Circling back to inputs, leak detectors and temperature sensors play pivotal roles in optimizing pumping systems. Leak detectors find their niche in wastewater and irrigation applications where fluid containment is critical. Continuously monitoring for leaks, they allow for prompt intervention when needed. Temperature sensors are ideal for swimming pool and industrial processes applications. Preventing overheating is their key role, adding value to system control. While there may not be many applications that simultaneous use both analog inputs, each offers a pumping system the benefit of enhanced drive control.
The strengths of I/O culminate into a final device that offers the best of both worlds – the communication module. Powerful as both remote control inputs and remote monitoring outputs, using your preferred communication protocol with a VFD truly makes your pumping system smart. Some VFDs come standard with various protocols available, whether Modbus, Ethernet, Profinet or otherwise.
Further, many VFD offer communications modules that can be added on as desired. If what you like isn’t readily available, check with your manufacturer. Paired with PLC, communications become even stronger as their functionality can be applied in a multitude of new ways. The only limiting factor here is your creativity. Thinking outside of the box to apply communications to other I/O devices is highly encouraged!

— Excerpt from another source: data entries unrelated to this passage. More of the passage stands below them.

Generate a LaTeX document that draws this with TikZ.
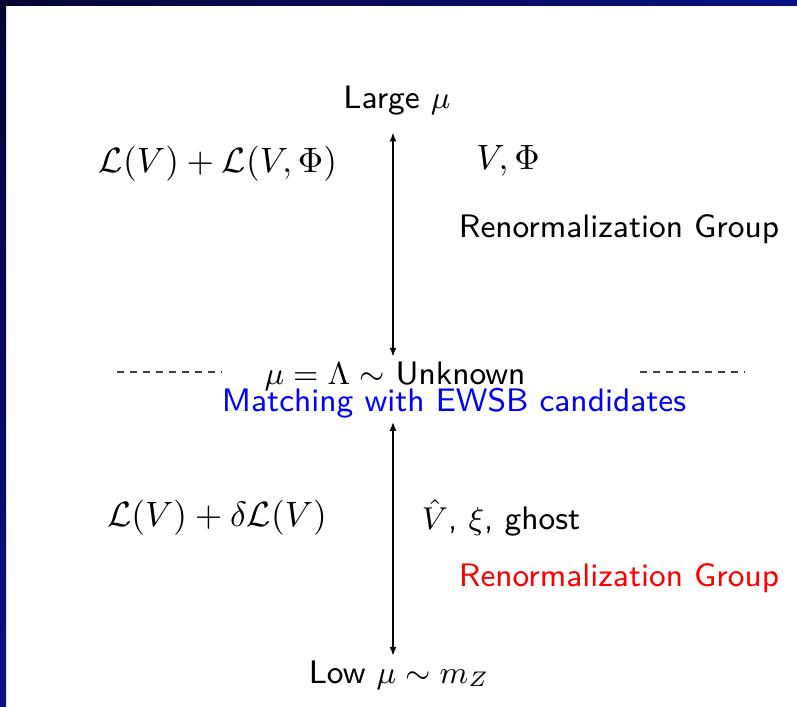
\documentclass[tikz,border=0pt]{standalone}
\usepackage{amsmath,amssymb}
\usetikzlibrary{arrows.meta,positioning,calc}
\definecolor{FrameDark}{HTML}{050532}
\definecolor{FrameBlue}{HTML}{0A1286}
\definecolor{MatchBlue}{HTML}{0000FF}
\definecolor{RGRed}{HTML}{FF0000}

\begin{document}
\begin{tikzpicture}[x=0.01cm,y=-0.01cm,
    lbl/.style={font=\sffamily\fontsize{9.25}{11}\selectfont,inner sep=0pt},
    mth/.style={lbl,font=\sffamily\fontsize{9.7}{11}\selectfont},
    arr/.style={{Latex[length=2.6pt,width=2pt]}-{Latex[length=2.6pt,width=2pt]},line width=0.55pt},
    cut/.style={dash pattern=on 2pt off 1.7pt,line width=0.35pt,black!75}
  ]
  \useasboundingbox (0,0) rectangle (797,707);
  % frame of the slide
  \shade[left color=FrameDark,right color=FrameBlue] (0,0) rectangle (797,6);
  \shade[top color=FrameDark,bottom color=FrameBlue] (0,0) rectangle (6,707);

  % scales
  \node[lbl] (large) at (397,101) {Large $\mu$};
  \node[lbl] (cut) at (395,376) {$\mu=\Lambda\sim$ Unknown};
  \node[lbl,text=MatchBlue] (match) at (454,403) {Matching with EWSB candidates};
  \node[lbl] (low) at (399,675) {Low $\mu\sim m_Z$};

  % above the cut
  \node[mth] (lagfull) at (218,164) {$\mathcal{L}(V)+\mathcal{L}(V,\Phi)$};
  \node[mth] (fieldsup) at (508,161) {$V,\Phi$};
  \node[lbl] (rgup) at (619,229) {Renormalization Group};

  % below the cut
  \node[mth] (lageff) at (217,518) {$\mathcal{L}(V)+\delta\mathcal{L}(V)$};
  \node[lbl] (fieldslow) at (501,518) {$\hat{V}$, $\xi$, ghost};
  \node[lbl,text=RGRed] (rglow) at (619,578) {Renormalization Group};

  \coordinate (axis) at (393,0);
  \draw[arr] ($(large.south -| axis)+(0,16)$) -- ($(cut.north -| axis)+(0,-4)$);
  \draw[arr] ($(match.south -| axis)+(0,3)$) -- ($(low.north -| axis)+(0,-4)$);

  % dashed cut line
  \coordinate (dla) at (117,372);
  \coordinate (dlb) at (222,372);
  \coordinate (dra) at (640,372);
  \coordinate (drb) at (745,372);
  \draw[cut] (dla) -- (dlb);
  \draw[cut] (dra) -- (drb);
\end{tikzpicture}
\end{document}
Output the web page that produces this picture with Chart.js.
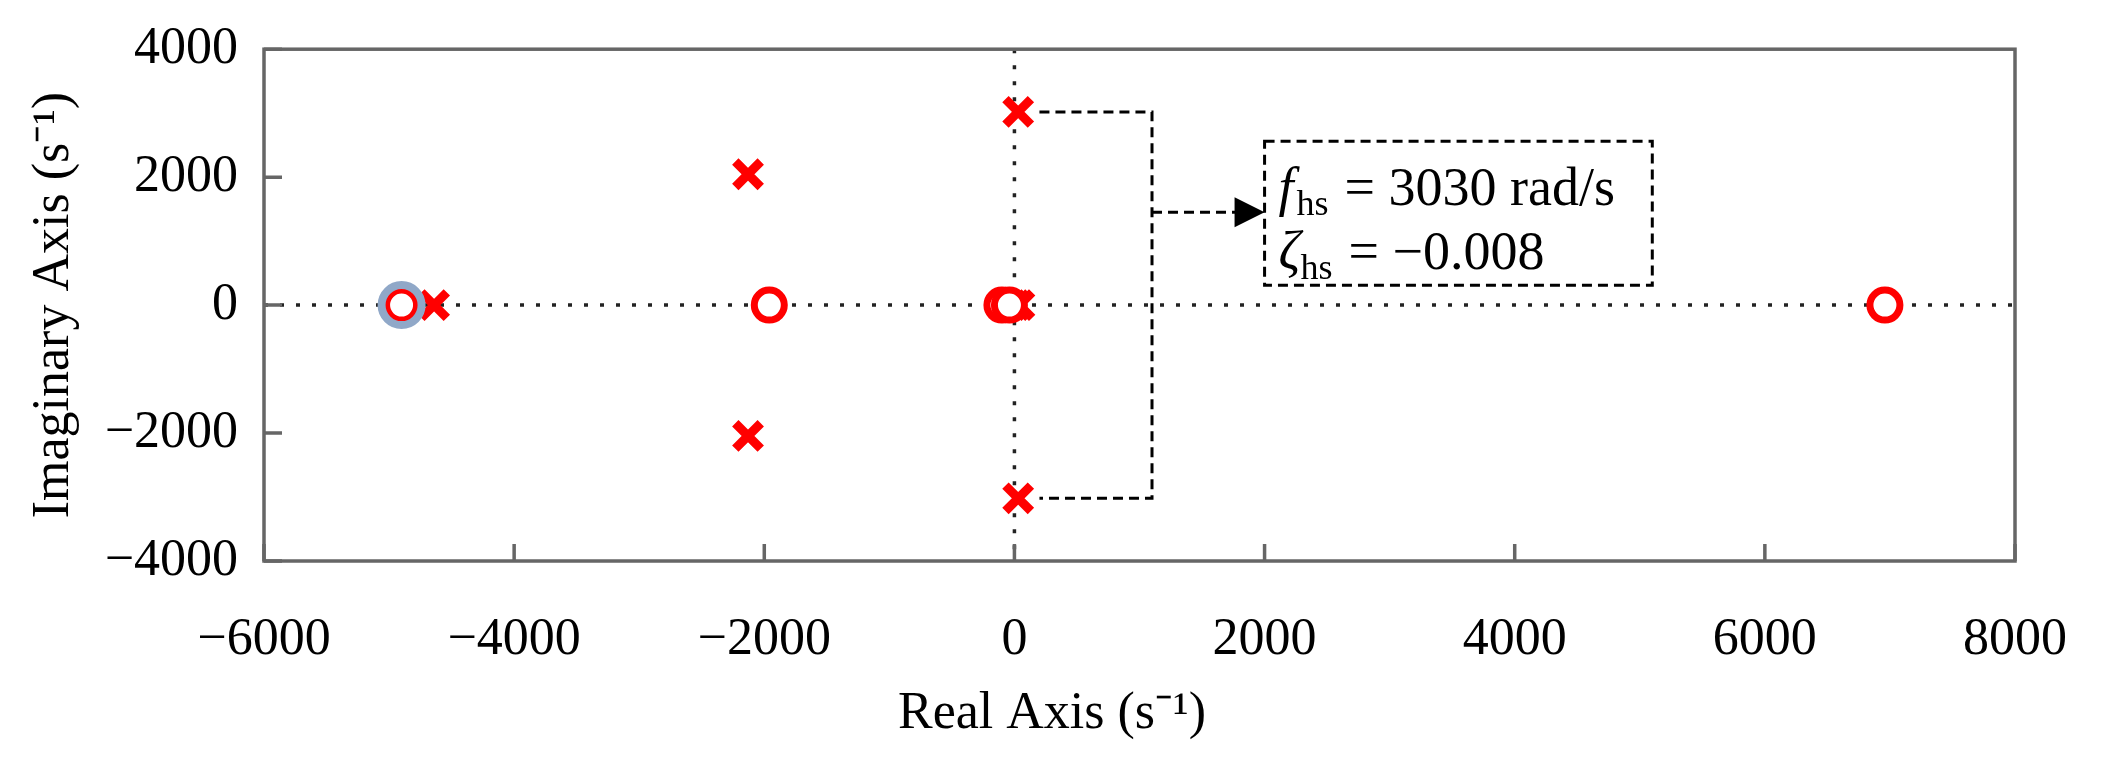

Pumping systems are no longer just a pump, switch, tank, and destination. Variable frequency drives have upped the water systems game with not only their ability to control and monitor systems, but also by expanding them via I/O functionality. Pressure, level, flow, leak, and temperature sensing inputs customize pump control like never before; lights and audio outputs are right there with them. Smart water systems enhance system efficiency, decrease potential downtime, and keep users informed thanks to VFDs and their seemingly limitless inputs and outputs.